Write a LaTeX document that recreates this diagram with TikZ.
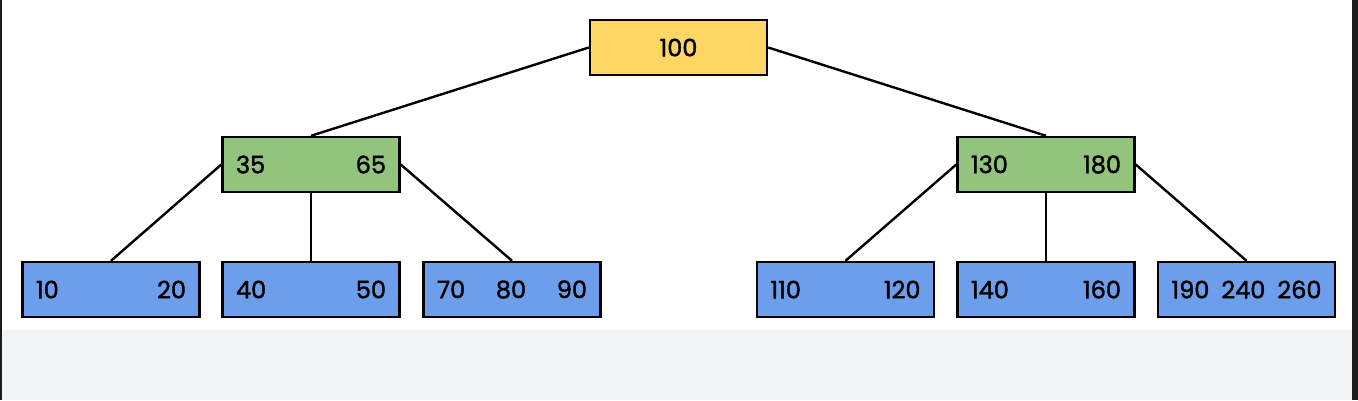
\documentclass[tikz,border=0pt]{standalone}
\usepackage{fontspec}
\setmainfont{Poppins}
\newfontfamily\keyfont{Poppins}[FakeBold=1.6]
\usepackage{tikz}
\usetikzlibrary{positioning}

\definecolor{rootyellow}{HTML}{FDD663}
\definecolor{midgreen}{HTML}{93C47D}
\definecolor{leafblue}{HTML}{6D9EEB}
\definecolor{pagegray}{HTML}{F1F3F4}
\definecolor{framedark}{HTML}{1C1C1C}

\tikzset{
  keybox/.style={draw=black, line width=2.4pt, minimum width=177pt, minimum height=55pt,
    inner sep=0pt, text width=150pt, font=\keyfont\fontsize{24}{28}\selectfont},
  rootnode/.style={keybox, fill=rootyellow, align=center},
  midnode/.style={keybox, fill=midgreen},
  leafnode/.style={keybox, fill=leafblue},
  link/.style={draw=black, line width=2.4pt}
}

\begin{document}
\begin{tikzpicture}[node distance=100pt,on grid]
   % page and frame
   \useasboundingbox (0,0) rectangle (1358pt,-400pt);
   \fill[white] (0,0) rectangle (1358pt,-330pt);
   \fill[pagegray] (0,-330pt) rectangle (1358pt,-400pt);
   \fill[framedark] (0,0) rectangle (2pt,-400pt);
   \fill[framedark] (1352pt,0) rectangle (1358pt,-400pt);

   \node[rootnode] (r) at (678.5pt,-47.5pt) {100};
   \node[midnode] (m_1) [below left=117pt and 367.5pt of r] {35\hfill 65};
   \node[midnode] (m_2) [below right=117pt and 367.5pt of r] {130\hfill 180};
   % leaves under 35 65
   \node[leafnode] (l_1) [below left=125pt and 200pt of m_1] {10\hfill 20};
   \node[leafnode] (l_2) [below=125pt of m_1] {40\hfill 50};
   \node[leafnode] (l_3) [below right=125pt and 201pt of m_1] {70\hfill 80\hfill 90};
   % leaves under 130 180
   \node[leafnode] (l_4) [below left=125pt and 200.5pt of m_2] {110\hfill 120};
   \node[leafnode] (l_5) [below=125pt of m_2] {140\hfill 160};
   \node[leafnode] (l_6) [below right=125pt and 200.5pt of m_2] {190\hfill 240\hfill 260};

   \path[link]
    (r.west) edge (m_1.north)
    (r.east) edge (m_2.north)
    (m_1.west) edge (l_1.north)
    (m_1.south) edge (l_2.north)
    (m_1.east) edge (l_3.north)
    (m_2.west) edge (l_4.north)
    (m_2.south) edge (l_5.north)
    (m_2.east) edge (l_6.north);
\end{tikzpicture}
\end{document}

........

- Exercise aim
Copy the listing exactly. Any image in it stays out of the copy.

- Problem solution
Write a LaTeX document that recreates this diagram with TikZ.
\documentclass[tikz,border=0pt]{standalone}
\usepackage{fontspec}
\setmainfont{Poppins}
\newfontfamily\keyfont{Poppins}[FakeBold=1.6]
\usepackage{tikz}
\usetikzlibrary{positioning}

\definecolor{rootyellow}{HTML}{FDD663}
\definecolor{midgreen}{HTML}{93C47D}
\definecolor{leafblue}{HTML}{6D9EEB}
\definecolor{pagegray}{HTML}{F1F3F4}
\definecolor{framedark}{HTML}{1C1C1C}

\tikzset{
  keybox/.style={draw=black, line width=2.4pt, minimum width=177pt, minimum height=55pt,
    inner sep=0pt, text width=150pt, font=\keyfont\fontsize{24}{28}\selectfont},
  rootnode/.style={keybox, fill=rootyellow, align=center},
  midnode/.style={keybox, fill=midgreen},
  leafnode/.style={keybox, fill=leafblue},
  link/.style={draw=black, line width=2.4pt}
}

\begin{document}
\begin{tikzpicture}[node distance=100pt,on grid]
   % page and frame
   \useasboundingbox (0,0) rectangle (1358pt,-400pt);
   \fill[white] (0,0) rectangle (1358pt,-330pt);
   \fill[pagegray] (0,-330pt) rectangle (1358pt,-400pt);
   \fill[framedark] (0,0) rectangle (2pt,-400pt);
   \fill[framedark] (1352pt,0) rectangle (1358pt,-400pt);

   \node[rootnode] (r) at (678.5pt,-47.5pt) {100};
   \node[midnode] (m_1) [below left=117pt and 367.5pt of r] {35\hfill 65};
   \node[midnode] (m_2) [below right=117pt and 367.5pt of r] {130\hfill 180};
   % leaves under 35 65
   \node[leafnode] (l_1) [below left=125pt and 200pt of m_1] {10\hfill 20};
   \node[leafnode] (l_2) [below=125pt of m_1] {40\hfill 50};
   \node[leafnode] (l_3) [below right=125pt and 201pt of m_1] {70\hfill 80\hfill 90};
   % leaves under 130 180
   \node[leafnode] (l_4) [below left=125pt and 200.5pt of m_2] {110\hfill 120};
   \node[leafnode] (l_5) [below=125pt of m_2] {140\hfill 160};
   \node[leafnode] (l_6) [below right=125pt and 200.5pt of m_2] {190\hfill 240\hfill 260};

   \path[link]
    (r.west) edge (m_1.north)
    (r.east) edge (m_2.north)
    (m_1.west) edge (l_1.north)
    (m_1.south) edge (l_2.north)
    (m_1.east) edge (l_3.north)
    (m_2.west) edge (l_4.north)
    (m_2.south) edge (l_5.north)
    (m_2.east) edge (l_6.north);
\end{tikzpicture}
\end{document}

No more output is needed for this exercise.